C'est un projet qui a mis du temps à se construire parce qu'effectivement il y a 17 œuvres de 16 compositrices et compositeurs différents. J’avais vraiment envie de poursuivre cette exploration de la musique, la musique avec un grand “M”, mais avec des compositrices et compositeurs qui viennent d'univers et de genres musicaux différents, donc pas nécessairement des noms que l'on peut rencontrer sur des programmes de concerts de musique classique ou dans des salles traditionnelles.
Personnellement, j’ai le privilège de pouvoir explorer des œuvres de musique très différentes.Ces dernières années, j’ai eu la chance de travailler et de créer des oeuvres de Thierry Escaich, Lera Auerbach, Wolfgang Rihm, Jörg Widmann, Karol Beffa, Qigang Chen, Bryce Dessner, Richard Dubugnon, Philippe Manoury, Bruno Mantovani, Wolfgang Rihm….et c’est pour moi aussi une exploration nouvelle de m’ouvrir à d’autres genres musicaux et c’est infiniment enrichissant.
Il y a des singularités fort différentes mais ce qui les rassemble c'est la musique. La musique représente pour moi des émotions que l'on reçoit en tant qu'auditeur et en tant qu'artiste.
Je pense que, pour toucher un public avec ses émotions, il faut déjà qu'on les ressente en tant qu'artiste. Il faut qu’une œuvre me plaise et me parle avant que je puisse en parler et l'interpréter avec mon cœur et mon âme.

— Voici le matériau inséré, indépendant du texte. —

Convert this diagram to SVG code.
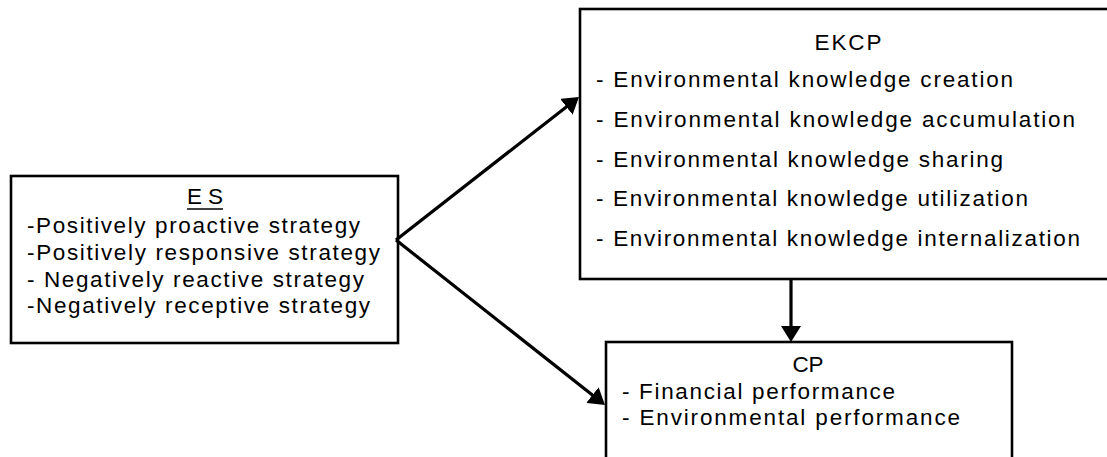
<svg xmlns="http://www.w3.org/2000/svg" width="1107" height="457" viewBox="0 0 1107 457">
<style>
.box{fill:#fff;stroke:#000;stroke-width:2.6}
.t{font-family:"Liberation Sans",Arial,sans-serif;font-size:22.5px;fill:#000}
.c{text-anchor:middle}
.conn{stroke:#000;stroke-width:3.2;fill:none}
</style>
<defs>
<marker id="ah" markerUnits="userSpaceOnUse" viewBox="0 0 16 20" refX="8" refY="10" markerWidth="16" markerHeight="20" orient="auto">
<path d="M0,0 L16,10 L0,20 z" fill="#000"/>
</marker>
</defs>
<g id="ES">
<rect class="box" x="11" y="176" width="387" height="167"/>
<text class="t c" x="205" y="204" textLength="36" lengthAdjust="spacing">ES</text>
<line x1="187" y1="209" x2="223" y2="209" stroke="#000" stroke-width="1.6"/>
<text class="t" x="27" y="233" textLength="333" lengthAdjust="spacing">-Positively proactive strategy</text>
<text class="t" x="27" y="260" textLength="353" lengthAdjust="spacing">-Positively responsive strategy</text>
<text class="t" x="27" y="287" textLength="337" lengthAdjust="spacing">- Negatively reactive strategy</text>
<text class="t" x="27" y="313" textLength="343" lengthAdjust="spacing">-Negatively receptive strategy</text>
</g>
<g id="EKCP">
<rect class="box" x="580" y="9" width="540" height="270"/>
<text class="t c" x="848" y="50" textLength="67" lengthAdjust="spacing">EKCP</text>
<text class="t" x="596" y="87" textLength="417" lengthAdjust="spacing">- Environmental knowledge creation</text>
<text class="t" x="596" y="127" textLength="479" lengthAdjust="spacing">- Environmental knowledge accumulation</text>
<text class="t" x="596" y="167" textLength="407" lengthAdjust="spacing">- Environmental knowledge sharing</text>
<text class="t" x="596" y="206" textLength="432" lengthAdjust="spacing">- Environmental knowledge utilization</text>
<text class="t" x="596" y="246" textLength="484" lengthAdjust="spacing">- Environmental knowledge internalization</text>
</g>
<g id="CP">
<rect class="box" x="606" y="342" width="406" height="130"/>
<text class="t c" x="808" y="372" textLength="31" lengthAdjust="spacing">CP</text>
<text class="t" x="622" y="399" textLength="273" lengthAdjust="spacing">- Financial performance</text>
<text class="t" x="622" y="425" textLength="338" lengthAdjust="spacing">- Environmental performance</text>
</g>
<g id="connectors">
<line class="conn" x1="396" y1="240" x2="572.7" y2="101.9" marker-end="url(#ah)"/>
<line class="conn" x1="396" y1="240" x2="598.7" y2="400" marker-end="url(#ah)"/>
<line class="conn" x1="791" y1="279" x2="791" y2="334" marker-end="url(#ah)"/>
</g>
</svg>
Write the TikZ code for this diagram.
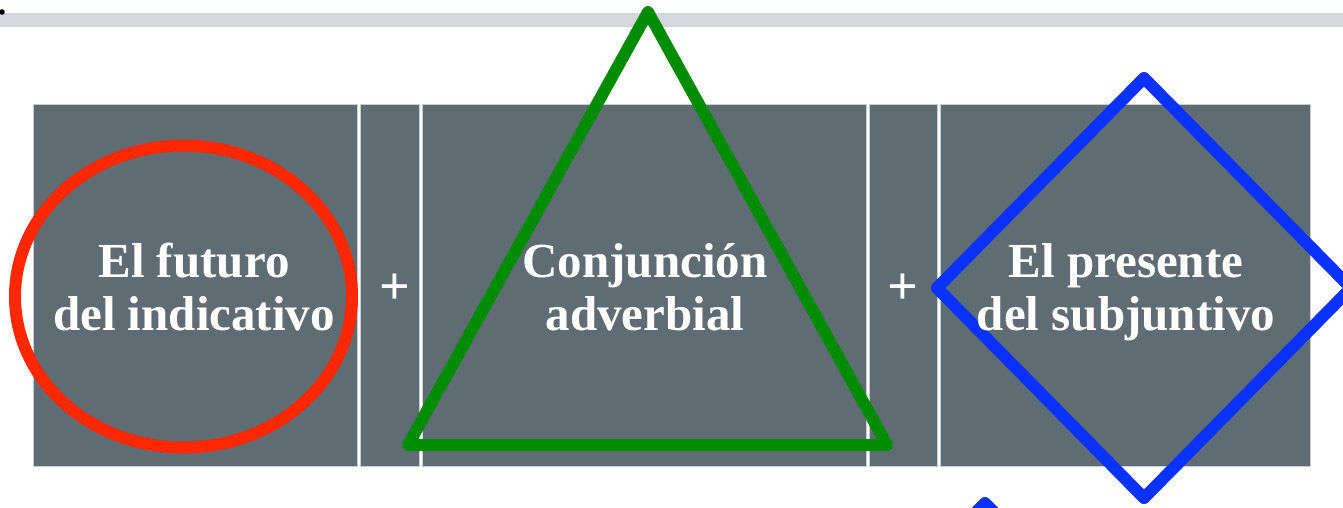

À la lecture des noms, certains de ces créateurs appartiennent à la mouvance New Classical plutôt orientée vers une forme d'easy listening et pas vers l'avant-garde. Cette dernière ne peut-elle pas témoigner des douleurs de la Terre ?
Je pense que chacun a des choses à dire et c'est ce qui fait aussi l'extrême richesse de la musique. Je n'ai pas voulu mettre ces compositrices et compositeurs dans une certaine catégorie. C'est pour ça que j'ai voulu explorer avec un champ très large et les sélectionner par rapport aux émotions que je ressens et non pas par rapport à d'éventuelles catégories.
D'ailleurs, ce sont souvent des commentateurs qui mettent les artistes dans certaines catégories ! Ce n'est certainement pas le compositeur (ou rarement) qui se définit comme appartenant à une certaine catégorie !
Ces artistes ont été sélectionnés pour la musique qu'ils écrivent et pour ces émotions qui sont véhiculées par leur musique.